Real estate prices were now falling rapidly, and banks around the world were confronted with huge losses in their books. No bank trusted the other; no one lent money now to the other. In the summer of 2008, the US government prevented the insolvency of the three big banks Bear Stearns, Fannie Mae and Freddie Mac with many billions of dollars, while letting smaller banks go bankrupt.
The reason for the rescue of large banks and the ritual sacrifice of small ones was called "too big to fail". It was argued that a bankruptcy of large banks, so-called "systemically important" banks, could drag the entire global economy into the abyss. But then, in the fall of 2008, the fourth major US bank stumbled, Lehmann Brothers, a bank that was larger than all the other bailouts so far. There was negotiation and poker. Would the government save them? Would other banks step in to prevent a system collapse? In the end, nobody helped. On September 15, 2008, the bank Lehman Brothers declared bankruptcy and started an avalanche. Private customers lost over $200 billion in savings. Unsuspecting savers around the world, including many older people who, thanks to the "expert" advice from their bank, had put their savings into complex investment forms from Lehmann Brothers. Nobody had pointed out the risks of such investments to them and now they were left with nothing.
Other banks plunged into the abyss in the United States, England, Iceland, and Greece.
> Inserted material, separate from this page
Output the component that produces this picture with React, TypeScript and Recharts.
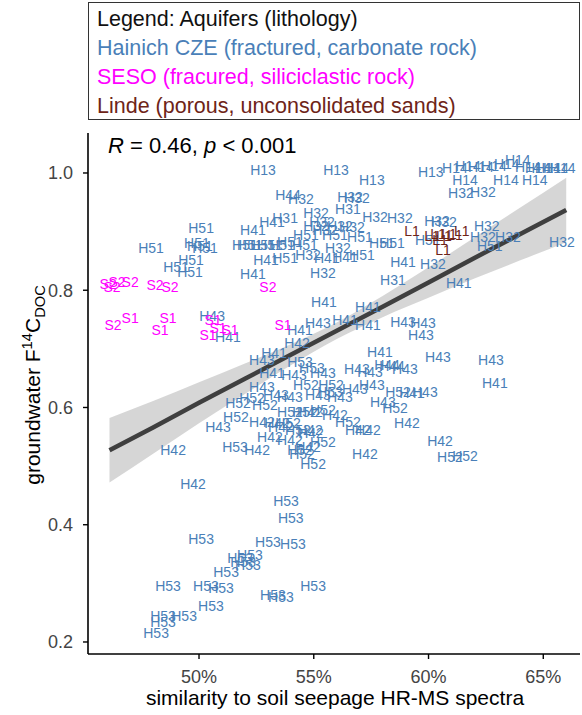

Worldwide people who had lost everything in the crash demonstrated, not understanding how this could have happened. They were angry, bewildered and shocked. The banks became an enemy and the "Occupy Wall Street" activists went for the throat of the financial elite. The stock markets crashed, global trade plummeted and a dramatic recession spread worldwide. What followed was the biggest global economic crisis since the 1930s. The states cut interest rates significantly and once again pumped tons of new money into the markets to stabilize them, which again led to inflation. After the real estate bubble, an even larger debt bubble developed. Governments worldwide saved banks with taxpayers' money. That means, they bought the debt from the shareholders of the banks and thus transferred it to the citizens. The banks were allowed to set up so-called “bad banks”. These were huge, virtual rubbish dumps on which all bad loans could be dumped. The banks were rid of their losses and suddenly had clean balance sheets again. And the citizens paid the bill – it was like magic!
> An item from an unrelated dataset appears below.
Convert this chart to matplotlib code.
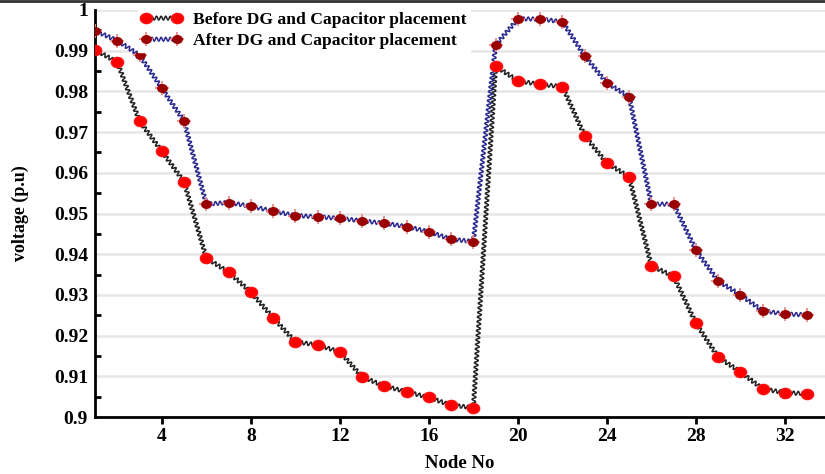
import numpy as np
import matplotlib
matplotlib.use("Agg")
import matplotlib.pyplot as plt
from matplotlib.path import Path
from matplotlib.patheffects import AbstractPathEffect
from matplotlib.transforms import IdentityTransform
from matplotlib.legend_handler import HandlerTuple
from matplotlib.lines import Line2D
from matplotlib.ticker import MultipleLocator

# Bus voltage profile of the 33-node feeder
nodes = list(range(1, 34))
before = [0.9902, 0.9872, 0.9727, 0.9653, 0.9578, 0.9391, 0.9356, 0.9307,
          0.9244, 0.9185, 0.9177, 0.9160, 0.9099, 0.9076, 0.9062, 0.9048,
          0.9029, 0.9023, 0.9862, 0.9826, 0.9817, 0.9812, 0.9691, 0.9624,
          0.9590, 0.9371, 0.9346, 0.9230, 0.9147, 0.9111, 0.9069, 0.9060,
          0.9057]
after = [0.9949, 0.9925, 0.9889, 0.9808, 0.9727, 0.9523, 0.9527, 0.9518,
         0.9506, 0.9495, 0.9492, 0.9488, 0.9482, 0.9476, 0.9468, 0.9455,
         0.9437, 0.9431, 0.9914, 0.9978, 0.9978, 0.9971, 0.9887, 0.9821,
         0.9787, 0.9523, 0.9523, 0.9410, 0.9334, 0.9300, 0.9261, 0.9253,
         0.9251]
x_ticks = [4, 8, 12, 16, 20, 24, 28, 32]
y_ticks = [0.90, 0.91, 0.92, 0.93, 0.94, 0.95, 0.96, 0.97, 0.98, 0.99, 1.00]
y_tick_labels = ["0.9", "0.91", "0.92", "0.93", "0.94", "0.95", "0.96",
                 "0.97", "0.98", "0.99", "1"]
labels = ["Before DG and Capacitor placement",
          "After DG and Capacitor placement"]


class WavyStroke(AbstractPathEffect):
    """Strokes a path as a small sine wave running along it."""

    def __init__(self, period=3.3, amplitude=1.4):
        super().__init__()
        self.period = period
        self.amplitude = amplitude

    def draw_path(self, renderer, gc, tpath, affine, rgbFace=None):
        verts = affine.transform(tpath.vertices)
        verts = verts[np.all(np.isfinite(verts), axis=1)]
        if len(verts) < 2:
            return
        period = renderer.points_to_pixels(self.period)
        amp = renderer.points_to_pixels(self.amplitude)
        seg = np.diff(verts, axis=0)
        seglen = np.hypot(seg[:, 0], seg[:, 1])
        cum = np.concatenate([[0.0], np.cumsum(seglen)])
        total = cum[-1]
        n = max(int(total / (period / 10.0)) + 1, 2)
        s = np.linspace(0.0, total, n)
        idx = np.clip(np.searchsorted(cum, s, side="right") - 1, 0, len(seg) - 1)
        safe = np.where(seglen[idx] > 0, seglen[idx], 1.0)
        t = (s - cum[idx]) / safe
        pts = verts[idx] + seg[idx] * t[:, None]
        tang = seg[idx] / safe[:, None]
        normal = np.column_stack([-tang[:, 1], tang[:, 0]])
        pts = pts + normal * (amp * np.sin(2 * np.pi * s / period))[:, None]
        renderer.draw_path(gc, Path(pts), IdentityTransform(), None)


def ellipse_marker(ratio):
    circ = Path.unit_circle()
    v = circ.vertices.copy()
    v[:, 0] *= ratio
    return Path(v, circ.codes)


serif = ["Liberation Serif", "DejaVu Serif"]
plt.rcParams["font.family"] = serif
plt.rcParams["font.weight"] = "bold"

fig = plt.figure(figsize=(8.25, 4.74), dpi=100)
ax = fig.add_axes([95 / 825, 57 / 474, 730 / 825, 407 / 474])

ax.set_xlim(1, 33.8)
ax.set_ylim(0.9, 1.0)

ax.yaxis.grid(True, color="#e6e6e6", linewidth=1.8, zorder=0)
ax.set_axisbelow(True)

wave = [WavyStroke()]
l_before, = ax.plot(nodes, before, color="#222222", linewidth=1.1,
                    path_effects=wave, zorder=3)
l_after, = ax.plot(nodes, after, color="#2a2a90", linewidth=1.1,
                   path_effects=wave, zorder=3)

m_before, = ax.plot(nodes, before, linestyle="none",
                    marker=ellipse_marker(1.2), markersize=8.8,
                    color="#ff0000", markeredgecolor="#ff1010", zorder=4)
m_after_cross, = ax.plot(nodes, after, linestyle="none", marker="+",
                         markersize=10.5, markeredgewidth=1.3,
                         color="#ec8a8a", zorder=4)
m_after, = ax.plot(nodes, after, linestyle="none",
                   marker=ellipse_marker(1.25), markersize=6.8,
                   color="#9a0000", markeredgecolor="#9a0000", zorder=5)

ax.set_xticks(x_ticks)
ax.set_yticks(y_ticks)
ax.set_yticklabels(y_tick_labels)
ax.yaxis.set_minor_locator(MultipleLocator(0.005))

ax.tick_params(axis="x", which="major", direction="out", length=5,
               width=2, labelsize=14, pad=3, color="black")
ax.tick_params(axis="y", which="major", length=0, labelsize=14, pad=5)
ax.tick_params(axis="y", which="minor", direction="in", length=4, width=2)
for lbl in ax.get_xticklabels() + ax.get_yticklabels():
    lbl.set_fontweight("bold")

for side in ("top", "right"):
    ax.spines[side].set_visible(False)
for side in ("left", "bottom"):
    ax.spines[side].set_linewidth(2)
    ax.spines[side].set_color("black")

ax.set_xlabel("Node No", fontsize=13.5, fontweight="bold")
ax.set_ylabel("voltage (p.u)", fontsize=13, fontweight="bold")
ax.xaxis.set_label_coords(0.5, -0.093)
ax.yaxis.set_label_coords(-0.091, 0.5)

leg = ax.legend([(l_before, m_before), (l_after, m_after_cross, m_after)],
                labels, handler_map={tuple: HandlerTuple(ndivide=1)},
                loc="upper left", bbox_to_anchor=(138 / 825, 1 - 9 / 474),
                bbox_transform=fig.transFigure, numpoints=2,
                prop={"family": serif, "weight": "bold", "size": 12.6},
                handlelength=2.35, handletextpad=0.65, labelspacing=0.28,
                borderpad=0.17, borderaxespad=0, frameon=True,
                facecolor="white", edgecolor="white", framealpha=1,
                fancybox=False)
leg.set_zorder(6)

# thin frame line along the top edge of the image
fig.add_artist(Line2D([0, 1], [1 - 1.2 / 474, 1 - 1.2 / 474],
                      transform=fig.transFigure, color="#333333",
                      linewidth=2))

fig.savefig("out.png", dpi=100)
The death of many small, mostly local banks led to numerous bankruptcies of small companies, which in turn benefited the large corporations. So there were clear winners of the financial and banking crash, namely the owners of the BIG companies and the BIG banks!
This brings us back to the consequences of globalization and neoliberalism, because if a company is big enough and is internationally positioned, then it can no longer be allowed to go bankrupt because it would generate an unpredictable conflagration. Small businesses on the other hand will never cause politicians much of a headache. We must never forget this when we talk about the events of 2020.